Records for the task –
Start
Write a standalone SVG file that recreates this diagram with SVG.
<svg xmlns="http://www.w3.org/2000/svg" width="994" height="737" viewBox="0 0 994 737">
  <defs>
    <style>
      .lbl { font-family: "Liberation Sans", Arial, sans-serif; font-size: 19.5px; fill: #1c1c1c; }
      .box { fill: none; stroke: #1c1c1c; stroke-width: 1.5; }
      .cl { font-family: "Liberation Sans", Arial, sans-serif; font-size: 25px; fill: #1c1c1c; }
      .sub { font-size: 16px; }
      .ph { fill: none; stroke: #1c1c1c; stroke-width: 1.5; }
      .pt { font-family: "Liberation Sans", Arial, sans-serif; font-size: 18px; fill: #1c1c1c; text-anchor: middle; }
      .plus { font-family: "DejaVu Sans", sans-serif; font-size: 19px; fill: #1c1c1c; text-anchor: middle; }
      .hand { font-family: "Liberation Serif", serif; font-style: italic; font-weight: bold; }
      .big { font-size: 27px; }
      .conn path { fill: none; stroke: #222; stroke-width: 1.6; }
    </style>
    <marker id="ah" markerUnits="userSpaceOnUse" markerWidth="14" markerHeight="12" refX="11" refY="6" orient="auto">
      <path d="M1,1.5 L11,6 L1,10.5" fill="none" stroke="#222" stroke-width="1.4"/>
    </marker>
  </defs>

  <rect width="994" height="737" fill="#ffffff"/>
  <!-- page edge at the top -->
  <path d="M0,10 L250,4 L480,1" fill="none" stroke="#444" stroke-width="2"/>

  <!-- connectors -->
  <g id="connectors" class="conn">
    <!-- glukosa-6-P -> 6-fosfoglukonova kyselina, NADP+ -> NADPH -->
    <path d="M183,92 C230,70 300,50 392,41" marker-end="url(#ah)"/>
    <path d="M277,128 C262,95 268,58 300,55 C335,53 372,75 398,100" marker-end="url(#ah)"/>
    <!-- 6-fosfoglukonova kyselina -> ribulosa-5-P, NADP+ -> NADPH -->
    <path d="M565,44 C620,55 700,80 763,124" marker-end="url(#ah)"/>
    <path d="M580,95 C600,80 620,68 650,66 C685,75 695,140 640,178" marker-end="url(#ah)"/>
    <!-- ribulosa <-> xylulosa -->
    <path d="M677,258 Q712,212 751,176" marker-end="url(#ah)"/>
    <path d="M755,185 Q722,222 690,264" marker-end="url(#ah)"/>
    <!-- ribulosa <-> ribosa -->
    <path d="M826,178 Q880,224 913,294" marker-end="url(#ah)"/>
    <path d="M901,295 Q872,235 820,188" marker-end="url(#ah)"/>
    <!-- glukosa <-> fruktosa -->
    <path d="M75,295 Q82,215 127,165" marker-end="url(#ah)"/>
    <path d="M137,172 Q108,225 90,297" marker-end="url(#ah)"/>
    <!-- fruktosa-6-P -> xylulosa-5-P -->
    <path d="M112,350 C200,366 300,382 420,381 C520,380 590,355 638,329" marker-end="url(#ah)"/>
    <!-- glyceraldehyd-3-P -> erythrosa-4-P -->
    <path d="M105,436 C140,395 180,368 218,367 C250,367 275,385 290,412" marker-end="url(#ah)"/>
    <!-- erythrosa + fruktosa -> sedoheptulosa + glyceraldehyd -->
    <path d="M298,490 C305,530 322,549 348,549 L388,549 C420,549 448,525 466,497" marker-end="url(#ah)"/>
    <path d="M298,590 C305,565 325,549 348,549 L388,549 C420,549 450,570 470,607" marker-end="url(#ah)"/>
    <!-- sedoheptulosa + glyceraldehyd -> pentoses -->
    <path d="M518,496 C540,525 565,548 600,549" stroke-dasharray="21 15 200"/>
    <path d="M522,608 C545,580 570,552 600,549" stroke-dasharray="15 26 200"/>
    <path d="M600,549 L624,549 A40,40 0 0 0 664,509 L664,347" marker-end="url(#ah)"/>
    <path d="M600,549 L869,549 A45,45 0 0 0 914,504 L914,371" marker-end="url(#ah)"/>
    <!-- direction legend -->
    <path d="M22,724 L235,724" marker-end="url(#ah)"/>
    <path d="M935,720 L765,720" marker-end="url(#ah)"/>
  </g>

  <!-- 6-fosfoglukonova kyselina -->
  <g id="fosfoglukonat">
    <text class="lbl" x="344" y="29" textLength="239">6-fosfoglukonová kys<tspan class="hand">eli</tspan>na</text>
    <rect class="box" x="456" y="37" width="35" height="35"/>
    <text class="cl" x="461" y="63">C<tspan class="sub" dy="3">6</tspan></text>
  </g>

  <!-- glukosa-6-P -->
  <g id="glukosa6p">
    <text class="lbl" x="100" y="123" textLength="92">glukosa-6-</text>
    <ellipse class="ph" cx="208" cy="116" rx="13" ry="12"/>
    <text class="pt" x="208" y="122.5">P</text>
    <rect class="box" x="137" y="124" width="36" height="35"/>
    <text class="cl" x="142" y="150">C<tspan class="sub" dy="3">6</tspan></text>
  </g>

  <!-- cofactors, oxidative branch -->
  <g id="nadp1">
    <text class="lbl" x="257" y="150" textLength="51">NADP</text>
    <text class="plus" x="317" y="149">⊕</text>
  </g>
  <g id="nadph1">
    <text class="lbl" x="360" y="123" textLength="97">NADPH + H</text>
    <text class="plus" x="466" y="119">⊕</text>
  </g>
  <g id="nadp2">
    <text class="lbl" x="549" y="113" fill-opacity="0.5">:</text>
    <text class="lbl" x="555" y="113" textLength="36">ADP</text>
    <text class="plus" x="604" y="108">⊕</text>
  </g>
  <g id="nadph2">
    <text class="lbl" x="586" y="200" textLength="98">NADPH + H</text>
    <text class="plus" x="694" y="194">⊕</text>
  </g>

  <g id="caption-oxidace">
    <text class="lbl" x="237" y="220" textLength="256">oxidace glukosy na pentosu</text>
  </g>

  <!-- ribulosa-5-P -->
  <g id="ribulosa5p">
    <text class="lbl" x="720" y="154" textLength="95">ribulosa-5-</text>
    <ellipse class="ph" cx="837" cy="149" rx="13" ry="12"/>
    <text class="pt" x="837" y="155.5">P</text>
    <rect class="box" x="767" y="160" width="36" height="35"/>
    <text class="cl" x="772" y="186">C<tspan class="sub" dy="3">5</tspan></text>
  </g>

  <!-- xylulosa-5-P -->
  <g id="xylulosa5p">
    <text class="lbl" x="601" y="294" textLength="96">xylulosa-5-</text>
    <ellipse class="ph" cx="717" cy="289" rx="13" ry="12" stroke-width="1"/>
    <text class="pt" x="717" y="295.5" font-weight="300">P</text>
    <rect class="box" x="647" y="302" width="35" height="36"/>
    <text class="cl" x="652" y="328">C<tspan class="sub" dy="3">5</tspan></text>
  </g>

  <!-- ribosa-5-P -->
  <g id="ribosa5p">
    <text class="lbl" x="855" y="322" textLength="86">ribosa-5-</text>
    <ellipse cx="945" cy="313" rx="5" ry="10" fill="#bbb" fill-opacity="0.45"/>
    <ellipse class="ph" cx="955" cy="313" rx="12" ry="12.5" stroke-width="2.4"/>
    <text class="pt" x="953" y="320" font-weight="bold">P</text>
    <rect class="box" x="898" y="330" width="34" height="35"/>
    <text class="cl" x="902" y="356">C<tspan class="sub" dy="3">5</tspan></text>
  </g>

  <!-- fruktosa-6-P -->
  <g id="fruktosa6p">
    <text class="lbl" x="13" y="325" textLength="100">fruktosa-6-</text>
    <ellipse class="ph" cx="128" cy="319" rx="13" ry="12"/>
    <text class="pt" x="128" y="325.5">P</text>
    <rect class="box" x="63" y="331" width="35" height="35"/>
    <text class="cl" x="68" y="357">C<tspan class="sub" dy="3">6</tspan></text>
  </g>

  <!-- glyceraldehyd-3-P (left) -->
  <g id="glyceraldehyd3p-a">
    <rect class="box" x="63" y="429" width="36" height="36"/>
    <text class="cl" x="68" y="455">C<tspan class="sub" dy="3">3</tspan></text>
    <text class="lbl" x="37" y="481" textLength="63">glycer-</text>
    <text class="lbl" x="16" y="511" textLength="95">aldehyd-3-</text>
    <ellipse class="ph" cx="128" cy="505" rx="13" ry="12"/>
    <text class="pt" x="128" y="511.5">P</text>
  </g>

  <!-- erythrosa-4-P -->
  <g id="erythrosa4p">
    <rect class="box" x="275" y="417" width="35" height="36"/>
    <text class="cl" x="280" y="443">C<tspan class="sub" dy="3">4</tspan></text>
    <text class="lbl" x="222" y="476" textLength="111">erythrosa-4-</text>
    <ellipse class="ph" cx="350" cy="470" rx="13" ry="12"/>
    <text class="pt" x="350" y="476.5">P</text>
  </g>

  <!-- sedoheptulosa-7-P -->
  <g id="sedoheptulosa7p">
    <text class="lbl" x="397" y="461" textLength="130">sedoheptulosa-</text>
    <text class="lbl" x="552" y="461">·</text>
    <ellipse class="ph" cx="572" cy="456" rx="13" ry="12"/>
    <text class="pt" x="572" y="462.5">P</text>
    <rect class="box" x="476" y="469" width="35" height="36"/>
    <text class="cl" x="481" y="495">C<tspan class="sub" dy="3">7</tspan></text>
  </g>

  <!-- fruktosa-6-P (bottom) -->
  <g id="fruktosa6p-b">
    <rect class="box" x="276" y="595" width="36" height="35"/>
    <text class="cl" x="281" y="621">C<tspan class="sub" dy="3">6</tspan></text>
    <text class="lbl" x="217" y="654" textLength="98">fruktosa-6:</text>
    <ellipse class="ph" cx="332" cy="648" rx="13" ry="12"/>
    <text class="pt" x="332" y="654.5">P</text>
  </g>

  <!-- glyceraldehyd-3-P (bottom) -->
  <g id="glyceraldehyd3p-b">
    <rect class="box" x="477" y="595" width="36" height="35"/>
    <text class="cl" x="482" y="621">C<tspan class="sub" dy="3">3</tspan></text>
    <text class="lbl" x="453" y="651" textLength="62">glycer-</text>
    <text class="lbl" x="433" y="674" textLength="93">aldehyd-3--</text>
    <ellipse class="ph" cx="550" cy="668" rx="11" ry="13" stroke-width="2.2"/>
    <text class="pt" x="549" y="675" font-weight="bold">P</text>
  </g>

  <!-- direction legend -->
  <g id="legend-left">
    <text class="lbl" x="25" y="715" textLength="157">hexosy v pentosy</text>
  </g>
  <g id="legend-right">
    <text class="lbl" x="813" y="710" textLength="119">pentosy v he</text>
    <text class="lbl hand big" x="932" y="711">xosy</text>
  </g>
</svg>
End
Start
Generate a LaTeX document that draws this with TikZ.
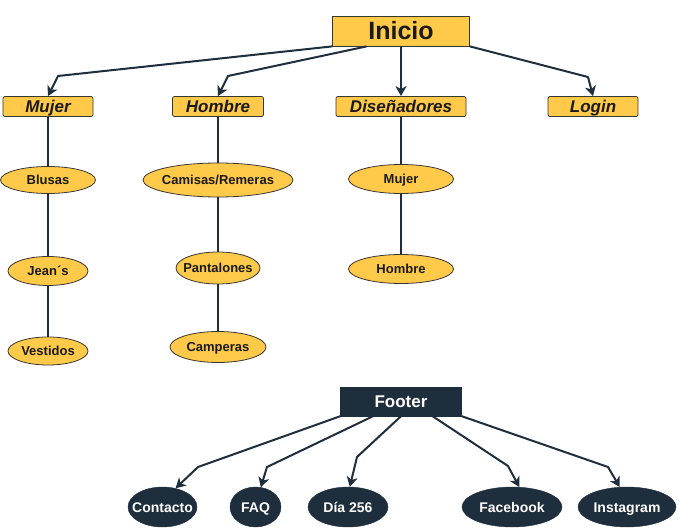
End
Start
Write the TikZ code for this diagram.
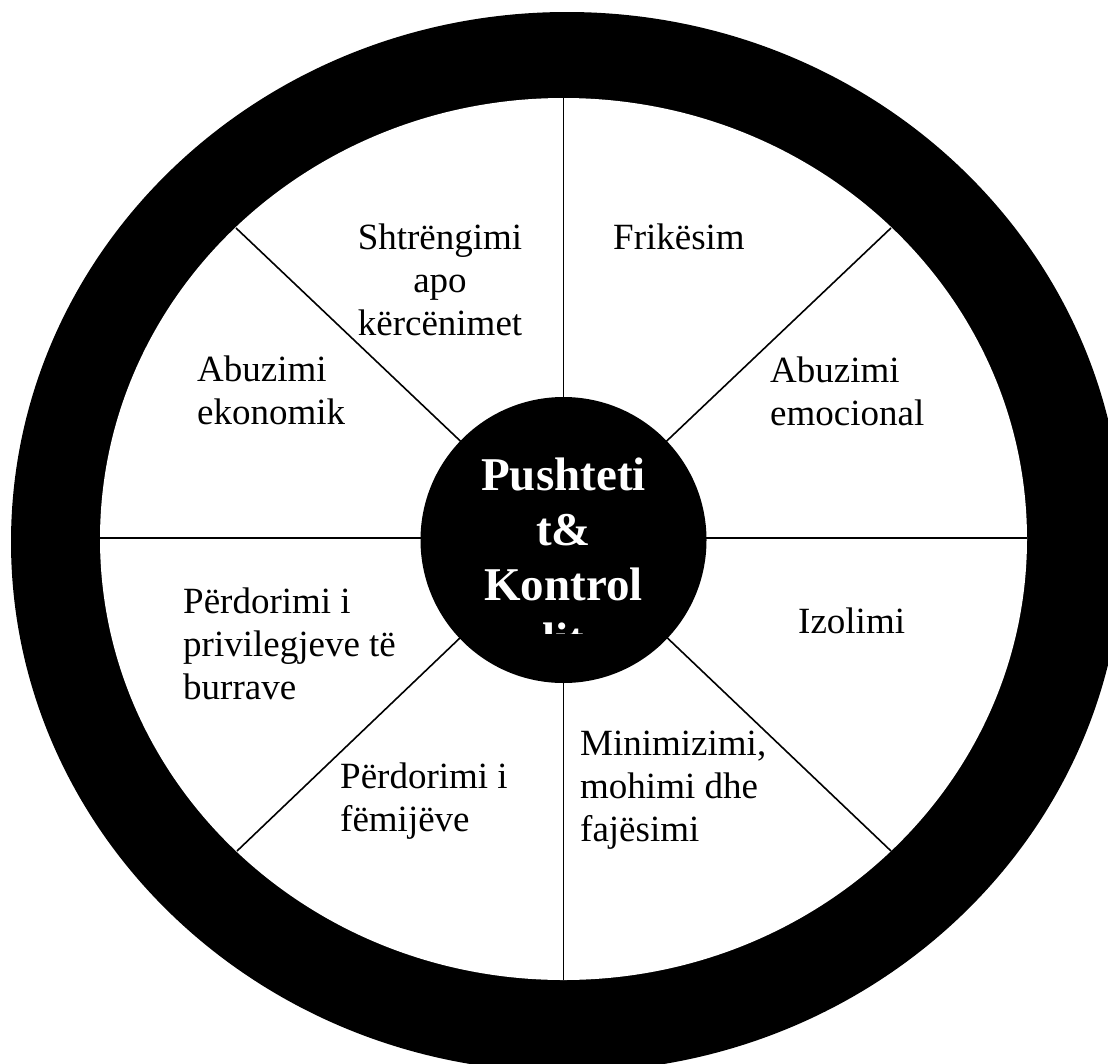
End
Locate all lines in the listing above with the word "Write" and copy them.

Write a standalone SVG file that recreates this diagram with SVG.
Write the TikZ code for this diagram.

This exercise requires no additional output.